Not the version you told yourself to survive – the real version.

What did it cost you emotionally?  

Did it steal your sense of safety? Your confidence? Your childhood? Your voice?

What did it change in your relationships, identity, or trust?  

Did it make you guarded? Hyper‑independent? Afraid of conflict? Afraid of being seen?

What part of you feels violated, dismissed, or unseen?  

The little girl inside you?

The teenager who needed comfort?

The woman who needed support?

Naming the wound is not weakness.

It’s not dishonoring.

It’s not bitterness.

It’s honesty – and honesty is the doorway to healing.

When we tell the truth about what hurt us, we finally give God access to the places we’ve been protecting.

The Myth: “If I Forgive Now, I’ll Heal Faster”

Somewhere along the way, many of us learned the myth that forgiveness is a shortcut – that if we forgive quickly, we’ll heal quickly.

But premature forgiveness doesn’t heal us.

It silences us.

It suppresses the wound.

It pushes the pain underground where it grows roots – and sometimes those roots turn into unhealthy coping mechanisms.

Sometimes it just feeds the bitterness and resentment already growing inside your heart.

And when the right pressure hits, all the feelings come flooding back.

So how do we forgive… truly forgive… when we’ve been hurt?

In my experience, it starts with a simple but genuine prayer:

“God, this is too big for me.
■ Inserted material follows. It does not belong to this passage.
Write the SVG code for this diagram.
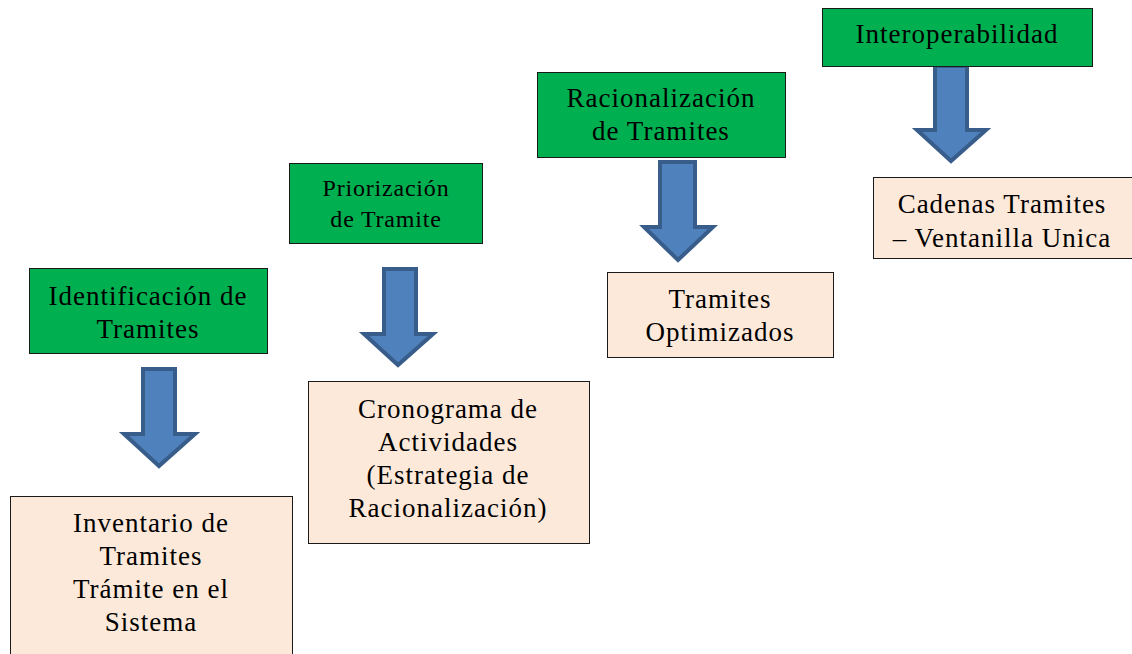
<svg xmlns="http://www.w3.org/2000/svg" width="1132" height="654" viewBox="0 0 1132 654">
<style>
.g{fill:#00B050;stroke:#1a1a1a;stroke-width:1}
.o{fill:#FDE9D9;stroke:#1a1a1a;stroke-width:1}
.a{fill:#4F81BD;stroke:#385D8A;stroke-width:4;stroke-linejoin:miter}
text{font-family:"Liberation Serif","Times New Roman",serif;font-size:27px;letter-spacing:1px;fill:#000;text-anchor:middle}
.s{font-size:24px;letter-spacing:0.8px}
</style>
<rect width="1132" height="654" fill="#fff"/>
<g id="connectors">
<path class="a" d="M143,369 H175 V434 H195 L159,466 L124,434 H143 Z"/>
<path class="a" d="M384,269 H416 V334 H433 L398,365 L364,334 H384 Z"/>
<path class="a" d="M660,162 H695 V227 H713 L678,260 L644,227 H660 Z"/>
<path class="a" d="M935,66 H967 V130 H986 L951,161 L917,130 H935 Z"/>
</g>
<g id="n1"><rect class="g" x="29.5" y="268.5" width="238" height="85"/><text x="148" y="305">Identificación de</text><text x="148" y="338">Tramites</text></g>
<g id="n2"><rect class="g" x="289.5" y="163.5" width="193" height="80"/><text class="s" x="386" y="196">Priorización</text><text class="s" x="386" y="227">de Tramite</text></g>
<g id="n3"><rect class="g" x="537.5" y="72.5" width="248" height="85"/><text x="661" y="107">Racionalización</text><text x="661" y="140">de Tramites</text></g>
<g id="n4"><rect class="g" x="822.5" y="8.5" width="270" height="58"/><text x="957" y="43">Interoperabilidad</text></g>
<g id="o1"><rect class="o" x="10.5" y="496.5" width="282" height="170"/><text x="151" y="532">Inventario de</text><text x="151" y="565">Tramites</text><text x="151" y="598">Trámite en el</text><text x="151" y="631">Sistema</text></g>
<g id="o2"><rect class="o" x="308.5" y="381.5" width="281" height="162"/><text x="448" y="418">Cronograma de</text><text x="448" y="451">Actividades</text><text x="448" y="484">(Estrategia de</text><text x="448" y="517">Racionalización)</text></g>
<g id="o3"><rect class="o" x="607.5" y="272.5" width="226" height="85"/><text x="720" y="308">Tramites</text><text x="720" y="341">Optimizados</text></g>
<g id="o4"><rect class="o" x="873.5" y="177.5" width="265" height="81"/><text x="1002" y="213">Cadenas Tramites</text><text x="1002" y="247">– Ventanilla Unica</text></g>
</svg>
I’m releasing it into Your hands, and I’m making the decision now not to pick it up again.”

Because here’s the thing… we can only control what we can control.

I read a book last year called The Cost of Control by Sharon Hodde Miller. It was such a good read – highly recommend if this is something you struggle with.

One thing that stuck with me is how small the realm of our actual control really is.

I can only control myself.

I can’t always control how I feel, but I can control how I respond to my feelings.

I can’t always control the thoughts that pop into my head, but I can control how long I let them sit and marinate.

I’m in control of my own actions and reactions… not anyone else’s.

When I look back now, I can see that the journey wasn’t really about fixing my emotions or changing my husband or pretending the past didn’t shape me. It was about finally letting God touch the places I had spent years trying to hide.

Healing didn’t start the moment I forgave.

Healing started the moment I told the truth.

The moment I stopped shaming myself for feeling deeply.

The moment I stopped expecting my husband to fill the gaps created long before he ever knew me.

The moment I let God sit with me in the places I had avoided for so long.

Forgiveness isn’t a shortcut.

It’s not a performance.

It’s not a spiritual badge.

Forgiveness is a process that begins with honesty, continues with surrender, and grows with time.

And maybe that’s the point:

God isn’t asking us to rush.

He’s asking us to trust.

To trust that He can handle the parts of our story we’ve been afraid to name.

To trust that He can heal what we’ve spent years trying to manage.

To trust that He can make something whole out of the places we thought were permanently fractured.

I’m still learning.

I’m still unlearning.

I’m still healing.

But I’m not hiding anymore.

And that alone feels like a miracle.

Because healing doesn’t begin when the pain disappears –  it begins when we decide we’re worth healing.